The basic practice of covered call writing reduces volatility quite nicely (about one-third according to studies on the BXM index), but more advanced forms of option writing coupled with more powerful hedging strategies such as purchasing puts may be necessary in today's environment. Put hedging satisfies the downside protection requirement, but can be prohibitively expensive and has other drawbacks. In this book, we discuss variations of both strategies in detail as well as the use of both together to deal with today's markets. Finally, we examine the new vehicles that allow investors to actually trade volatility itself.

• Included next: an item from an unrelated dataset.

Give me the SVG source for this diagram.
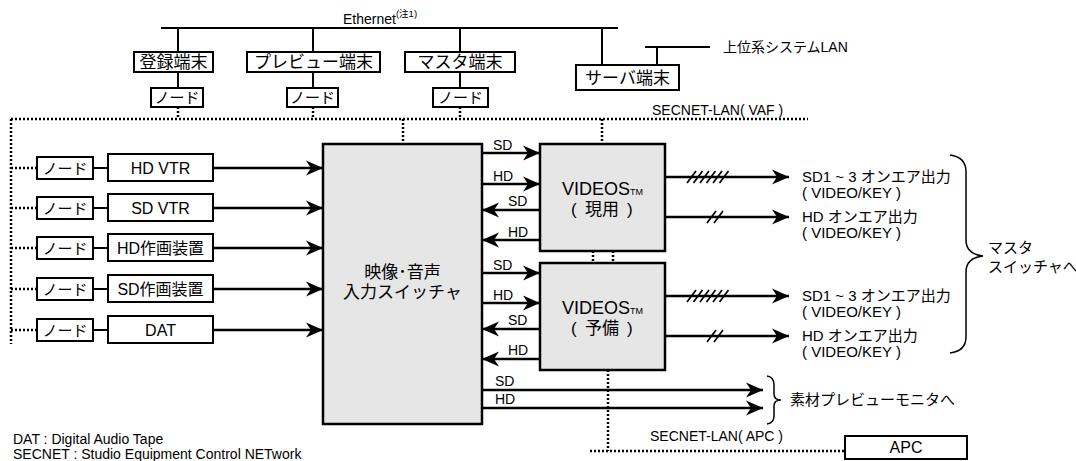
<svg xmlns="http://www.w3.org/2000/svg" width="1076" height="461" viewBox="0 0 1076 461">
<style>
text{font-family:"Liberation Sans","Noto Sans CJK JP",sans-serif;fill:#000}
.b{fill:#fff;stroke:#000;stroke-width:2}
.g{fill:#e6e6e6;stroke:#000;stroke-width:2.5}
.t17{font-size:17px;text-anchor:middle}
.t16{font-size:16px;text-anchor:middle}
.t15{font-size:15px;text-anchor:middle}
.t14{font-size:14px}
.ln{stroke:#000;stroke-width:2;fill:none}
.ar{stroke:#000;stroke-width:2.5;fill:none;marker-end:url(#ah)}
.dt{stroke:#000;stroke-width:2.5;stroke-dasharray:2 2;fill:none}
.h{stroke:#000;stroke-width:1.7}
.br{stroke:#000;stroke-width:1.5;fill:none}
</style>
<defs>
<marker id="ah" markerUnits="userSpaceOnUse" markerWidth="18" markerHeight="16" refX="17" refY="8" orient="auto">
<path d="M0,0.5 L17,8 L0,15.5 L5,8 z" fill="#000"/>
</marker>
</defs>

<g id="connectors">
<line class="ln" x1="161" y1="28" x2="618" y2="28"/>
<line class="ln" x1="178" y1="28" x2="178" y2="52"/>
<line class="ln" x1="313" y1="28" x2="313" y2="52"/>
<line class="ln" x1="460" y1="28" x2="460" y2="52"/>
<line class="ln" x1="602" y1="28" x2="602" y2="65"/>
<line class="ln" x1="178" y1="72" x2="178" y2="88"/>
<line class="ln" x1="313" y1="72" x2="313" y2="88"/>
<line class="ln" x1="460" y1="72" x2="460" y2="88"/>
<line class="ln" x1="645" y1="47" x2="710" y2="47"/>
<line class="ln" x1="657" y1="47" x2="657" y2="65"/>
<path class="dt" d="M11,119 H808"/>
<path class="dt" d="M11,119 V344"/>
<path class="dt" d="M178,107 V119 M313,107 V119 M460,107 V119"/>
<path class="dt" d="M602,119 V144 M403,119 V144"/>
<path class="dt" d="M11,168 H37 M11,208 H37 M11,248 H37 M11,289 H37 M11,330 H37"/>
<path class="dt" d="M593,251 V263 M613,251 V263"/>
<path class="dt" d="M608,370 V451 M590,451 H845"/>
<path class="ln" d="M93,168 H108 M93,208 H108 M93,248 H108 M93,289 H108 M93,330 H108"/>
<line class="ar" x1="213" y1="168" x2="323" y2="168"/>
<line class="ar" x1="213" y1="208" x2="323" y2="208"/>
<line class="ar" x1="213" y1="248" x2="323" y2="248"/>
<line class="ar" x1="213" y1="289" x2="323" y2="289"/>
<line class="ar" x1="213" y1="330" x2="323" y2="330"/>
<line class="ar" x1="482" y1="153" x2="540" y2="153"/>
<line class="ar" x1="482" y1="184" x2="540" y2="184"/>
<line class="ar" x1="540" y1="210" x2="482" y2="210"/>
<line class="ar" x1="540" y1="240" x2="482" y2="240"/>
<line class="ar" x1="482" y1="273" x2="540" y2="273"/>
<line class="ar" x1="482" y1="303" x2="540" y2="303"/>
<line class="ar" x1="540" y1="329" x2="482" y2="329"/>
<line class="ar" x1="540" y1="359" x2="482" y2="359"/>
<line class="ar" x1="665" y1="177" x2="789" y2="177"/>
<line class="ar" x1="665" y1="217" x2="789" y2="217"/>
<line class="ar" x1="665" y1="296" x2="789" y2="296"/>
<line class="ar" x1="665" y1="336" x2="789" y2="336"/>
<path class="h" d="M687,183 L696,171 M693.5,183 L702.5,171 M700,183 L709,171 M706.5,183 L715.5,171 M713,183 L722,171 M719.5,183 L728.5,171"/>
<path class="h" d="M707,223 L716,211 M714,223 L723,211"/>
<path class="h" d="M687,302 L696,290 M693.5,302 L702.5,290 M700,302 L709,290 M706.5,302 L715.5,290 M713,302 L722,290 M719.5,302 L728.5,290"/>
<path class="h" d="M707,342 L716,330 M714,342 L723,330"/>
<line class="ar" x1="482" y1="390" x2="763" y2="390"/>
<line class="ar" x1="482" y1="408" x2="763" y2="408"/>
<path class="br" d="M950,155 Q966,157 966,172 V240 Q966,254 983,256 Q966,258 966,272 V337 Q966,351 950,353"/>
<path class="br" d="M767,376 Q774,377 774,385 V394 Q774,400 781,400 Q774,400 774,406 V416 Q774,423 767,424"/>
</g>

<g id="ethernet-label">
<text x="343" y="24" font-size="14">Ethernet<tspan font-size="9.5" dy="-7">(注1)</tspan></text>
</g>
<g id="upper-lan-label"><text x="723" y="52" font-size="14">上位系システムLAN</text></g>
<g id="vaf-label"><text x="652" y="115" font-size="14">SECNET-LAN( VAF )</text></g>
<g id="apc-label"><text x="650" y="441" font-size="14">SECNET-LAN( APC )</text></g>

<g id="term-reg"><rect class="b" x="134" y="52" width="79" height="20"/><text class="t17" x="173.5" y="68">登録端末</text></g>
<g id="term-prev"><rect class="b" x="247" y="52" width="133" height="20"/><text class="t17" x="313.5" y="68">プレビュー端末</text></g>
<g id="term-master"><rect class="b" x="405" y="52" width="110" height="20"/><text class="t17" x="460" y="68">マスタ端末</text></g>
<g id="term-server"><rect class="b" x="576" y="65" width="103" height="25"/><text class="t17" x="627.5" y="83.5">サーバ端末</text></g>

<g id="node-reg"><rect class="b" x="151" y="88" width="52" height="19"/><text class="t15" x="177" y="103">ノード</text></g>
<g id="node-prev"><rect class="b" x="287" y="88" width="51" height="19"/><text class="t15" x="312.5" y="103">ノード</text></g>
<g id="node-master"><rect class="b" x="433" y="88" width="55" height="19"/><text class="t15" x="460.5" y="103">ノード</text></g>

<g id="node1"><rect class="b" x="37" y="157" width="56" height="22"/><text class="t15" x="65" y="173.5">ノード</text></g>
<g id="node2"><rect class="b" x="37" y="197" width="56" height="22"/><text class="t15" x="65" y="213.5">ノード</text></g>
<g id="node3"><rect class="b" x="37" y="237" width="56" height="22"/><text class="t15" x="65" y="253.5">ノード</text></g>
<g id="node4"><rect class="b" x="37" y="278" width="56" height="22"/><text class="t15" x="65" y="294.5">ノード</text></g>
<g id="node5"><rect class="b" x="37" y="319" width="56" height="22"/><text class="t15" x="65" y="335.5">ノード</text></g>

<g id="hdvtr"><rect class="b" x="108" y="154" width="105" height="27"/><text class="t16" x="160.5" y="174">HD VTR</text></g>
<g id="sdvtr"><rect class="b" x="108" y="194" width="105" height="27"/><text class="t16" x="160.5" y="214">SD VTR</text></g>
<g id="hdsaku"><rect class="b" x="108" y="234" width="105" height="27"/><text class="t16" x="160.5" y="254">HD作画装置</text></g>
<g id="sdsaku"><rect class="b" x="108" y="275" width="105" height="27"/><text class="t16" x="160.5" y="295">SD作画装置</text></g>
<g id="dat"><rect class="b" x="108" y="316" width="105" height="27"/><text class="t16" x="160.5" y="336">DAT</text></g>

<g id="switcher"><rect class="g" x="323" y="144" width="159" height="280"/>
<text class="t17" x="402.5" y="278">映像･音声</text><text class="t17" x="402.5" y="298">入力スイッチャ</text></g>

<g id="videos-main"><rect class="g" x="540" y="144" width="125" height="107"/>
<text x="562" y="195" font-size="18">VIDEOS<tspan font-size="9">TM</tspan></text>
<text y="215" font-size="17"><tspan x="571">(</tspan><tspan x="585">現用</tspan><tspan x="627">)</tspan></text></g>
<g id="videos-spare"><rect class="g" x="540" y="263" width="125" height="107"/>
<text x="562" y="314" font-size="18">VIDEOS<tspan font-size="9">TM</tspan></text>
<text y="334" font-size="17"><tspan x="571">(</tspan><tspan x="585">予備</tspan><tspan x="627">)</tspan></text></g>

<g id="sig-labels">
<text class="t14" x="493" y="150">SD</text>
<text class="t14" x="493" y="181">HD</text>
<text class="t14" x="508" y="206">SD</text>
<text class="t14" x="508" y="237">HD</text>
<text class="t14" x="493" y="270">SD</text>
<text class="t14" x="493" y="300">HD</text>
<text class="t14" x="508" y="325">SD</text>
<text class="t14" x="508" y="355">HD</text>
<text class="t14" x="495" y="386">SD</text>
<text class="t14" x="495" y="404">HD</text>
</g>

<g id="out-labels">
<text x="802" y="182" font-size="15">SD1 ~ 3 オンエア出力</text><text x="802" y="198" font-size="15">( VIDEO/KEY )</text>
<text x="802" y="222" font-size="15">HD オンエア出力</text><text x="802" y="238" font-size="15">( VIDEO/KEY )</text>
<text x="802" y="301" font-size="15">SD1 ~ 3 オンエア出力</text><text x="802" y="317" font-size="15">( VIDEO/KEY )</text>
<text x="802" y="341" font-size="15">HD オンエア出力</text><text x="802" y="357" font-size="15">( VIDEO/KEY )</text>
</g>
<g id="master-label"><text x="988" y="253" font-size="15">マスタ</text><text x="988" y="272" font-size="15">スイッチャへ</text></g>
<g id="preview-label"><text x="790" y="405" font-size="15">素材プレビューモニタへ</text></g>

<g id="apc"><rect class="b" x="845" y="436" width="122" height="23"/><text class="t16" x="906" y="453">APC</text></g>

<g id="notes"><text x="13" y="444" font-size="14">DAT : Digital Audio Tape</text><text x="13" y="459" font-size="14">SECNET : Studio Equipment Control NETwork</text></g>
</svg>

The first five chapters in this book represent an updated and condensed version of the basic options and covered call writing content from New Insights on Covered Call Writing. (Chapters 1 and 2 are very elementary and are included so those who have never used options before can start from scratch. Those already familiar with options may want to jump in at Chapter 3 for the basics of covered call writing.) Chapter 6 focuses on put hedging and Chapter 7 combines call writing and put hedging into collar strategies. Chapter 8 applies these option strategies to the rapidly growing field of exchange-traded funds (ETFs), and Chapter 9 explains how to utilize the new volatility instruments that are now available.

The book is addressed to the broad audience of equity investors, both individual and professional. We feel that every investor in listed equities, whether managing a portfolio themselves, or paying a broker, money manager, or mutual fund manager to manage it for them, should at least recognize that there are tools available to effectively reduce risk and volatility, and to either learn how to use those tools themselves, or find a professional who does. In particular, we hope, for the sake of millions of hardworking Americans, that the people responsible for pension and retirement assets in this country take note, as trillions of dollars in retirement assets are woefully unhedged against another calamity like 2008 or worse.